### [Work required]
Leave out the pictures and repeat the rest of the material exactly.

[Code that draws figures]

BEGIN

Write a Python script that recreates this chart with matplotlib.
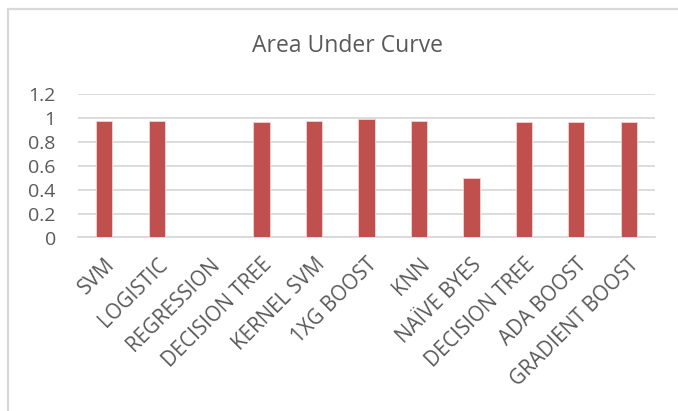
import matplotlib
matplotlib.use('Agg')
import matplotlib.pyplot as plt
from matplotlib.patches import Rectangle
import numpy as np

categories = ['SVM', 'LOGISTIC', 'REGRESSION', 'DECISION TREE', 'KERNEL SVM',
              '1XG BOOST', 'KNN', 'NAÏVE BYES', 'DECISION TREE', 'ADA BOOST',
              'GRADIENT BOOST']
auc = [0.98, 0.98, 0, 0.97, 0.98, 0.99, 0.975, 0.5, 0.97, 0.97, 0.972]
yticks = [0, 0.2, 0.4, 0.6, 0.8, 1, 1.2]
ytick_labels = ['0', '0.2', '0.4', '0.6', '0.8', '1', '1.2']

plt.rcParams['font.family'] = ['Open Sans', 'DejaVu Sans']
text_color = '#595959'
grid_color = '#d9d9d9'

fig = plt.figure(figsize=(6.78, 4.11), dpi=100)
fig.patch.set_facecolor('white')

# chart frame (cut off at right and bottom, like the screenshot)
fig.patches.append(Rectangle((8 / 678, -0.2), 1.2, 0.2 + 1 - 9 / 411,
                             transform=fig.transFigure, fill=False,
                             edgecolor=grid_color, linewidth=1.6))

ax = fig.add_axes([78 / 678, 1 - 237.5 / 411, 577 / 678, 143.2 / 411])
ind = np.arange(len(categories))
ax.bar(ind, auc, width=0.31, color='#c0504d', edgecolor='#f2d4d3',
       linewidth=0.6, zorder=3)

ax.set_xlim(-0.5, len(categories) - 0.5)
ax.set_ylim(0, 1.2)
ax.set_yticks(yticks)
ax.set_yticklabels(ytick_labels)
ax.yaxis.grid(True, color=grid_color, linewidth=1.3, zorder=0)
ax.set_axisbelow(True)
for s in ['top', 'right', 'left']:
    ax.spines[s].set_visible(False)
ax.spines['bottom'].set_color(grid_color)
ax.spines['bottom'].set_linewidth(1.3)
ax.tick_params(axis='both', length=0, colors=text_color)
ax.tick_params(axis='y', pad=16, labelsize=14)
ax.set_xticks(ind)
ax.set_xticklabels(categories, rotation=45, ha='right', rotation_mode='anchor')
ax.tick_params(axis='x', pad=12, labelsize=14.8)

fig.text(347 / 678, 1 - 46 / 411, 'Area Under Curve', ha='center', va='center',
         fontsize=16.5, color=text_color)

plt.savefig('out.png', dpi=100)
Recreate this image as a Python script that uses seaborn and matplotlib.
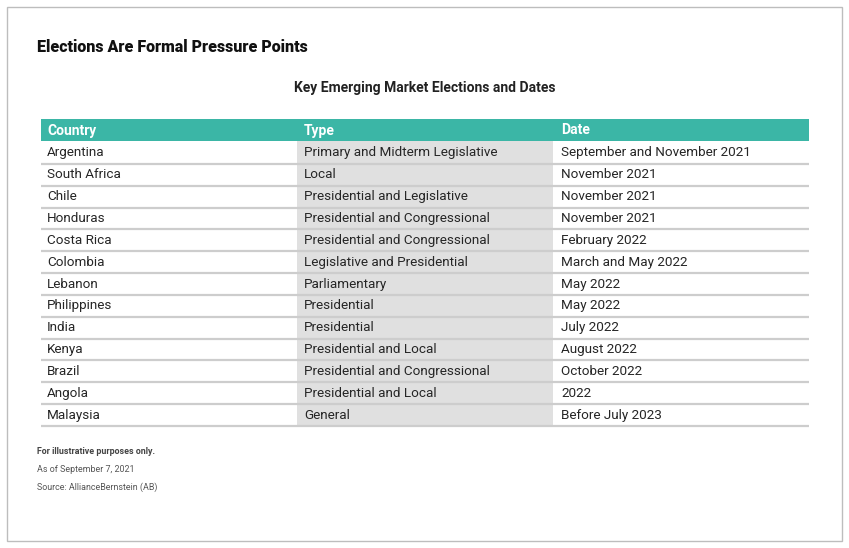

END

### [Output below]
Write a Python script that recreates this chart with matplotlib.
import matplotlib
matplotlib.use('Agg')
import matplotlib.pyplot as plt
from matplotlib.patches import Rectangle
import numpy as np

categories = ['SVM', 'LOGISTIC', 'REGRESSION', 'DECISION TREE', 'KERNEL SVM',
              '1XG BOOST', 'KNN', 'NAÏVE BYES', 'DECISION TREE', 'ADA BOOST',
              'GRADIENT BOOST']
auc = [0.98, 0.98, 0, 0.97, 0.98, 0.99, 0.975, 0.5, 0.97, 0.97, 0.972]
yticks = [0, 0.2, 0.4, 0.6, 0.8, 1, 1.2]
ytick_labels = ['0', '0.2', '0.4', '0.6', '0.8', '1', '1.2']

plt.rcParams['font.family'] = ['Open Sans', 'DejaVu Sans']
text_color = '#595959'
grid_color = '#d9d9d9'

fig = plt.figure(figsize=(6.78, 4.11), dpi=100)
fig.patch.set_facecolor('white')

# chart frame (cut off at right and bottom, like the screenshot)
fig.patches.append(Rectangle((8 / 678, -0.2), 1.2, 0.2 + 1 - 9 / 411,
                             transform=fig.transFigure, fill=False,
                             edgecolor=grid_color, linewidth=1.6))

ax = fig.add_axes([78 / 678, 1 - 237.5 / 411, 577 / 678, 143.2 / 411])
ind = np.arange(len(categories))
ax.bar(ind, auc, width=0.31, color='#c0504d', edgecolor='#f2d4d3',
       linewidth=0.6, zorder=3)

ax.set_xlim(-0.5, len(categories) - 0.5)
ax.set_ylim(0, 1.2)
ax.set_yticks(yticks)
ax.set_yticklabels(ytick_labels)
ax.yaxis.grid(True, color=grid_color, linewidth=1.3, zorder=0)
ax.set_axisbelow(True)
for s in ['top', 'right', 'left']:
    ax.spines[s].set_visible(False)
ax.spines['bottom'].set_color(grid_color)
ax.spines['bottom'].set_linewidth(1.3)
ax.tick_params(axis='both', length=0, colors=text_color)
ax.tick_params(axis='y', pad=16, labelsize=14)
ax.set_xticks(ind)
ax.set_xticklabels(categories, rotation=45, ha='right', rotation_mode='anchor')
ax.tick_params(axis='x', pad=12, labelsize=14.8)

fig.text(347 / 678, 1 - 46 / 411, 'Area Under Curve', ha='center', va='center',
         fontsize=16.5, color=text_color)

plt.savefig('out.png', dpi=100)
Recreate this image as a Python script that uses seaborn and matplotlib.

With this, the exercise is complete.